Stilta, an artificial intelligence platform focused on intellectual property research, has announced a $10.5 million seed funding round led by Andreessen Horowitz. The investment also includes participation from Y Combinator, alongside individual operators from OpenAI, Legora, and Lovable. The company was founded by Oskar Block, who serves as chief executive, and Tobias Estreen, with co-founders Petrus Werner and Oscar Adamsson.
The startup aims to address the historically slow and expensive nature of patent litigation by automating the labour-intensive research and analytical work involved. Block and Estreen conceived the idea after observing the manual processes involved in patent law; Block noted the inefficiencies during his time at an autonomous trucking company, while Estreen was influenced by his father, a patent attorney, who spent decades reading similar documents.

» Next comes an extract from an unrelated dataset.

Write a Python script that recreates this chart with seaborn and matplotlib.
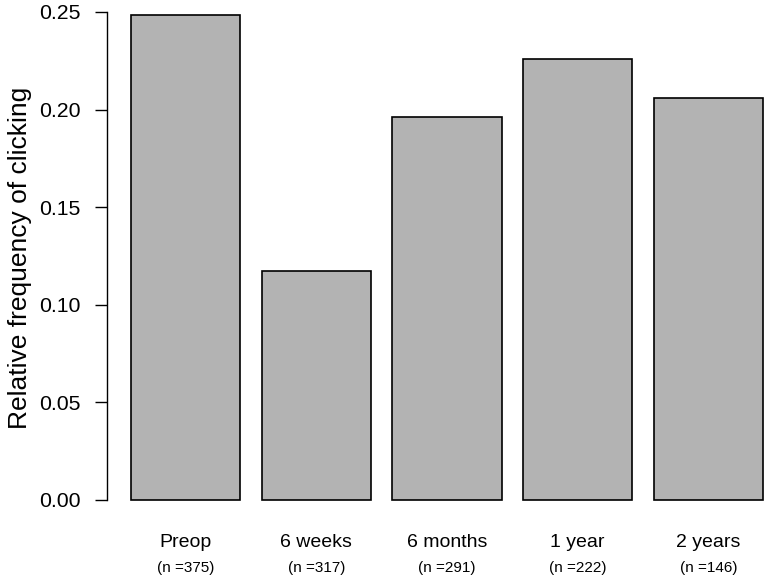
import matplotlib
matplotlib.use("Agg")
import matplotlib.pyplot as plt
import seaborn as sns
import pandas as pd

# ── data ─────────────────────────────────────────────────────────────────────
timepoints = ["Preop", "6 weeks", "6 months", "1 year", "2 years"]
n_patients = [375, 317, 291, 222, 146]
click_freq = [0.2485, 0.1173, 0.1962, 0.2259, 0.2059]
y_ticks = [0.00, 0.05, 0.10, 0.15, 0.20, 0.25]

df = pd.DataFrame({"timepoint": timepoints, "freq": click_freq})

# ── plot ─────────────────────────────────────────────────────────────────────
sns.set_style("white", {"text.color": "black", "axes.labelcolor": "black",
                        "ytick.color": "black", "xtick.color": "black"})
plt.rcParams["font.family"] = ["Liberation Sans", "DejaVu Sans"]

fig = plt.figure(figsize=(7.64, 5.76), dpi=100)
# axes extends past the right edge on purpose (R-style plot region, cropped)
ax = fig.add_axes([106.5 / 764, (576 - 519.3) / 576, (788 - 106.5) / 764, 523.7 / 576])

sns.barplot(data=df, x="timepoint", y="freq", ax=ax, color="#b3b3b3",
            saturation=1, width=0.834, edgecolor="black", linewidth=1.2)

ax.set_xlim(-0.604, 4.608)
ax.set_ylim(-0.0099, 0.2584)

for sp in ["top", "right", "bottom"]:
    ax.spines[sp].set_visible(False)
ax.spines["left"].set_bounds(0, 0.25)
ax.spines["left"].set_color("black")
ax.spines["left"].set_linewidth(1.0)

ax.set_yticks(y_ticks)
ax.set_yticklabels([f"{t:.2f}" for t in y_ticks], fontsize=15.3, color="black")
ax.tick_params(axis="y", left=True, length=8.6, width=1.0, color="black", pad=10)
ax.set_xticks([])
ax.set_xlabel("")
ax.set_ylabel("Relative frequency of clicking", fontsize=19, color="black")
ax.yaxis.set_label_coords(-0.1093, 0.5)

# category names and sample sizes below the bars
for i, (name, n) in enumerate(zip(timepoints, n_patients)):
    ax.annotate(name, (i, 0), xytext=(0, -34), textcoords="offset points",
                fontsize=14, ha="center", va="baseline", color="black")
    ax.annotate(f"(n ={n})", (i, 0), xytext=(0, -51.6), textcoords="offset points",
                fontsize=11, ha="center", va="baseline", color="black")

plt.savefig("out.png", dpi=100)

Stilta’s platform utilises a network of AI agents to process intellectual property cases. Users input a patent number and relevant content, after which the system searches for conflicting patents, flags similar property, and retrieves filing and court history. The output is described as litigation-grade, providing reports and claim charts with pinpoint citations to every piece of evidence.

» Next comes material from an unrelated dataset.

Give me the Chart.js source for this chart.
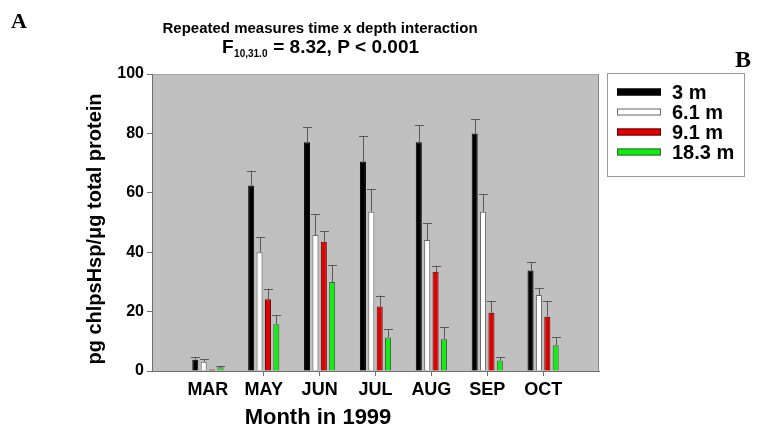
<!DOCTYPE html>
<html>
<head>
<meta charset="utf-8">
<script src="https://cdn.jsdelivr.net/npm/chart.js@4.4.1/dist/chart.umd.min.js"></script>
<style>
  html, body { margin: 0; padding: 0; background: #fff; }
  #wrap { width: 769px; height: 435px; position: relative; }
</style>
</head>
<body>
<div id="wrap"><canvas id="c" width="769" height="435"></canvas></div>
<script>
// Sampling months and depths
const months = ['MAR', 'MAY', 'JUN', 'JUL', 'AUG', 'SEP', 'OCT'];
const depths = ['3 m', '6.1 m', '9.1 m', '18.3 m'];

// Mean chloroplast Hsp (pg per µg total protein) and standard errors, per depth
const mean3m  = [3.8, 62.5, 77.0, 70.5, 77.0, 80.0, 33.8];
const se3m    = [1.0,  5.0,  5.0,  8.5,  5.8,  4.8,  2.8];
const mean6m  = [3.1, 40.0, 45.8, 53.6, 44.1, 53.6, 25.6];
const se6m    = [0.9,  5.0,  7.0,  7.7,  5.8,  5.9,  2.2];
const mean9m  = [0.5, 24.2, 43.5, 21.7, 33.4, 19.6, 18.3];
const se9m    = [0.0,  3.5,  3.6,  3.7,  2.1,  4.0,  5.3];
const mean18m = [1.3, 15.7, 30.0, 11.3, 10.7,  3.5,  8.7];
const se18m   = [0.5,  3.1,  5.7,  2.8,  4.2,  1.1,  2.6];

const yTicks = [0, 20, 40, 60, 80, 100];

const fills   = ['#000000', '#ffffff', '#e00000', '#11ee11'];
const strokes = ['#000000', '#666666', '#5a0000', '#3c5a3c'];

// Empty slots either side so the month ticks sit at 1..7 of an 8-wide axis
const pad = arr => [null, ...arr, null];
const labels = pad(months);

const means = [mean3m, mean6m, mean9m, mean18m];
const errs  = [se3m, se6m, se9m, se18m];

const datasets = depths.map((d, i) => ({
  label: d,
  data: pad(means[i]),
  errors: pad(errs[i]),
  backgroundColor: fills[i],
  borderColor: strokes[i],
  borderWidth: 1,
  categoryPercentage: 0.6,
  barPercentage: 0.72
}));

const FONT = '"Liberation Sans", Arial, sans-serif';

// Gray plotting panel with its frame
const panelPlugin = {
  id: 'panel',
  beforeDraw(chart) {
    const { ctx, chartArea: a } = chart;
    ctx.save();
    ctx.fillStyle = '#c0c0c0';
    ctx.fillRect(a.left, a.top, a.right - a.left, a.bottom - a.top);
    ctx.lineWidth = 1;
    ctx.strokeStyle = '#a4a4a4';
    ctx.beginPath();
    ctx.moveTo(a.left, a.top + 0.5);
    ctx.lineTo(a.right, a.top + 0.5);
    ctx.stroke();
    ctx.strokeStyle = '#858585';
    ctx.beginPath();
    ctx.moveTo(a.right - 0.5, a.top);
    ctx.lineTo(a.right - 0.5, a.bottom);
    ctx.stroke();
    ctx.restore();
  }
};

// Upper standard-error whiskers with caps
const errorBarPlugin = {
  id: 'errorBars',
  afterDatasetsDraw(chart) {
    const { ctx } = chart;
    const yScale = chart.scales.y;
    ctx.save();
    ctx.strokeStyle = '#5a5a5a';
    ctx.lineWidth = 1;
    chart.data.datasets.forEach((ds, di) => {
      const meta = chart.getDatasetMeta(di);
      meta.data.forEach((bar, idx) => {
        const v = ds.data[idx];
        const e = ds.errors[idx];
        if (v == null || e == null || e <= 0) return;
        const x = Math.round(bar.x) + 0.5;
        const yTop = yScale.getPixelForValue(v);
        const yErr = yScale.getPixelForValue(v + e);
        ctx.beginPath();
        ctx.moveTo(x, yTop);
        ctx.lineTo(x, yErr);
        ctx.moveTo(x - 4.5, Math.round(yErr) + 0.5);
        ctx.lineTo(x + 4.5, Math.round(yErr) + 0.5);
        ctx.stroke();
      });
    });
    ctx.restore();
  }
};

// Titles, axis titles, panel letters and the boxed legend
const annotationPlugin = {
  id: 'annotations',
  afterDraw(chart) {
    const { ctx } = chart;
    ctx.save();
    ctx.fillStyle = '#000';
    ctx.textBaseline = 'alphabetic';

    ctx.font = 'bold 22px "Liberation Serif", "Times New Roman", serif';
    ctx.textAlign = 'left';
    ctx.fillText('A', 11, 28);
    ctx.font = 'bold 24px "Liberation Serif", "Times New Roman", serif';
    ctx.fillText('B', 735, 67);

    const cx = 320;
    ctx.font = 'bold 15px ' + FONT;
    ctx.textAlign = 'center';
    ctx.fillText('Repeated measures time x depth interaction', cx, 33);

    // F statistic with subscripted degrees of freedom
    const main1 = 'F';
    const sub = '10,31.0';
    const main2 = ' = 8.32, P < 0.001';
    const bigFont = 'bold 19px ' + FONT;
    const subFont = 'bold 10px ' + FONT;
    ctx.font = bigFont;
    const w1 = ctx.measureText(main1).width;
    const w3 = ctx.measureText(main2).width;
    ctx.font = subFont;
    const w2 = ctx.measureText(sub).width;
    const x0 = cx - (w1 + w2 + w3) / 2;
    ctx.textAlign = 'left';
    ctx.font = bigFont;
    ctx.fillText(main1, x0, 53);
    ctx.font = subFont;
    ctx.fillText(sub, x0 + w1 + 0.5, 57);
    ctx.font = bigFont;
    ctx.fillText(main2, x0 + w1 + w2 + 1, 53);

    // Axis titles
    ctx.textAlign = 'center';
    ctx.textBaseline = 'middle';
    ctx.font = 'bold 22px ' + FONT;
    ctx.fillText('Month in 1999', 318, 418);
    ctx.font = 'bold 20px ' + FONT;
    ctx.save();
    ctx.translate(95, 229);
    ctx.rotate(-Math.PI / 2);
    ctx.fillText('pg chlpsHsp/\u03bcg total protein', 0, 0);
    ctx.restore();

    // Legend
    const lx = 607.5, ly = 73.5, lw = 137, lh = 103;
    ctx.fillStyle = '#ffffff';
    ctx.fillRect(lx, ly, lw, lh);
    ctx.strokeStyle = '#9a9a9a';
    ctx.lineWidth = 1;
    ctx.strokeRect(lx, ly, lw, lh);
    ctx.font = 'bold 20px ' + FONT;
    ctx.textAlign = 'left';
    ctx.textBaseline = 'middle';
    chart.data.datasets.forEach((ds, i) => {
      const yc = 92 + i * 20;
      ctx.fillStyle = ds.backgroundColor;
      ctx.fillRect(617, yc - 3.5, 44, 7);
      ctx.strokeStyle = ds.borderColor;
      ctx.strokeRect(617.5, yc - 3, 43, 6);
      ctx.fillStyle = '#000';
      ctx.fillText(ds.label, 672, yc + 1);
    });
    ctx.restore();
  }
};

new Chart(document.getElementById('c'), {
  type: 'bar',
  data: { labels, datasets },
  plugins: [panelPlugin, errorBarPlugin, annotationPlugin],
  options: {
    responsive: false,
    animation: false,
    layout: { padding: { left: 80, top: 74, right: 170, bottom: 0 } },
    plugins: {
      legend: { display: false },
      title: { display: false },
      tooltip: { enabled: false }
    },
    scales: {
      x: {
        type: 'category',
        offset: false,
        grid: {
          offset: false,
          drawOnChartArea: false,
          drawTicks: true,
          tickLength: 5,
          color: ctx => (ctx.index === 0 || ctx.index === labels.length - 1) ? 'rgba(0,0,0,0)' : '#707070'
        },
        border: { display: true, color: '#707070', width: 1 },
        ticks: {
          color: '#000',
          font: { family: FONT, size: 18, weight: 'bold' },
          padding: 3,
          maxRotation: 0,
          autoSkip: false
        },
        afterFit(scale) { scale.height = 64; }
      },
      y: {
        min: 0,
        max: 100,
        afterBuildTicks(scale) { scale.ticks = yTicks.map(v => ({ value: v })); },
        grid: {
          drawOnChartArea: false,
          drawTicks: true,
          tickLength: 5,
          color: '#707070'
        },
        border: { display: true, color: '#707070', width: 1 },
        ticks: {
          color: '#000',
          font: { family: FONT, size: 16, weight: 'bold' },
          padding: 3
        },
        afterFit(scale) { scale.width = 72; }
      }
    }
  }
});
</script>
</body>
</html>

Block described the system as operating like a team of lawyers, with agents reasoning in parallel to converge on findings at a scale no human team can match. However, he emphasised that the legal professional remains in the driver’s seat, guiding the analysis rather than ceding control. The company competes with other players in the legal tech space, including Solve Intelligence and DeepIP.
The founders stated that many companies hold patents they have never enforced, licensed, or analysed properly because the cost of doing so was prohibitive. Stilta aims to lower these costs to help organisations rediscover the latent value in their patent portfolios. Block noted that while parts of the legal industry are already experiencing AI-accelerated change, humans currently remain responsible for deciding the outcomes of cases.
Legal tech has become a prominent sector amid the broader artificial intelligence boom. Block, who previously launched a startup focused on machine learning models for sports betting at age 18, suggested that the analytical aspects of legal work are already being overtaken by AI. He argued that the critical question is not whether the legal system is prepared for AI, but whether companies are prepared for what becomes possible when the analytical bottleneck disappears.